Human behavior is inherently risky. In this entry, I want to explore two types of behavioral risk to the organization – operational risk and reputational risk – and to argue that illegal behavior is a reputational risk that is inconsistently regulated.

In a Government Executive piece a couple months ago, Jill Aitoro reported on a survey of federal IT workers that revealed employees using government computers and networks sometimes fail to follow policy and thereby endanger information security. Certainly, this is no surprise. In fact, I question the study's results because only 56 percent of 474 survey respondents reported having observed security violations. If anything, this suggests that 44 percent of the respondents were simply unaware of the security policy.

Operational risk is the umbrella term that includes all sorts of risks to an organization’s mission – loss of intellectual property or other information, theft, natural disaster, customer confidence, and so forth. Employee/contractor behavior that might compromise operational security comes readily to mind – leaving doors or file cabinets unlocked, creating weak passwords, bypassing security controls, losing portable equipment, discarding unshredded sensitive printed material in recycling bins, programming applications with built-in vulnerabilities, etc.

A truism in information security is that operational security controls are only effective if such controls require no human action. Disk encryption will be effective only to the extent that users or administrators cannot disable it. Physical security will be effective only if locks are automatic. Device configuration standards will be effective only to the extent that such configurations are burned into ROMs or other unalterable devices, and so forth.

Reputational risk is really a distinct type of operational risk, one that threatens the way outsiders (the public, Wall Street, Congress, etc.) understand the organization’s trustworthiness. Employee/contractor behavior that could damage the organization’s reputation is often labeled security risk, but really is not, in that such behavior seldom directly threatens information or operations. Examples are viewing pornography (or other “inappropriate” material), using alcohol or other drugs in the workplace, stealing, sexual or other harassment, gambling, etc.
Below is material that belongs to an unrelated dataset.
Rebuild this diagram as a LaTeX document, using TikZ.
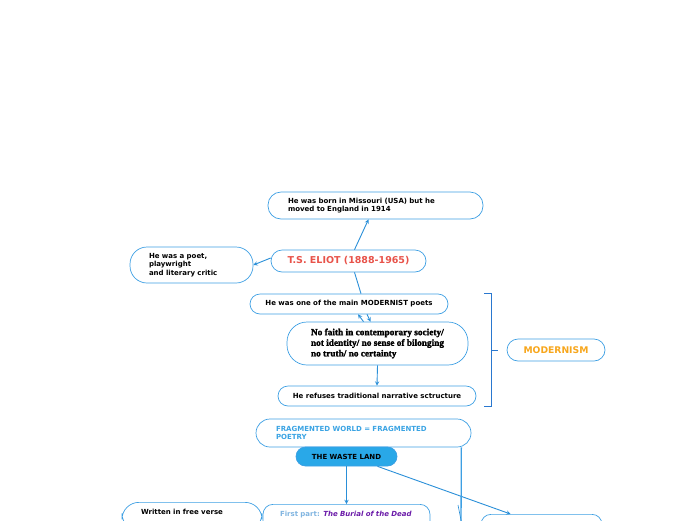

Reputational risk controls are seldom technical. Instead, the Standards of Ethical Conduct for Employees of the Executive Branch and specific agency policies proscribe certain behaviors. However, such policies are seldom specific enough to cover employee/contractor behavior in a world of interconnected networks.

Many information security officers and agency lawyers claim concerns about legality to justify attempts to limit employee/contractor reputation-threatening behavior (often by including behavioral policies and controls under an information security rubric), though the justification for regulation of behavior is really the “standards of trust” principle in the Federal Standards of Conduct.

I believe it is important to note that some of the behaviors we think of as reputational risks are illegal and others are not. It is clear that illegal behavior such as underage drinking, child pornography or theft would reflect badly on any organization. But using alcohol is legal for those of age, though most agencies have policies prohibiting alcohol consumption in agency offices. Viewing pornography is legal, though hostile workplace interpretations have made such behavior legally risky in most offices.

I am pretty sure gambling is illegal everywhere in the United States except where expressly allowed by state law.* But I find it curious that gambling in the office (online poker, Super Bowl and college sports pools, etc.) is seldom discussed in security or personnel policies, though it is seemingly as illegal as a craps game in the mailroom.

* Please don’t send me citations from your favorite poker site that claims legality. I had little luck in finding a truly authoritative source, so had to settle for Wikipedia.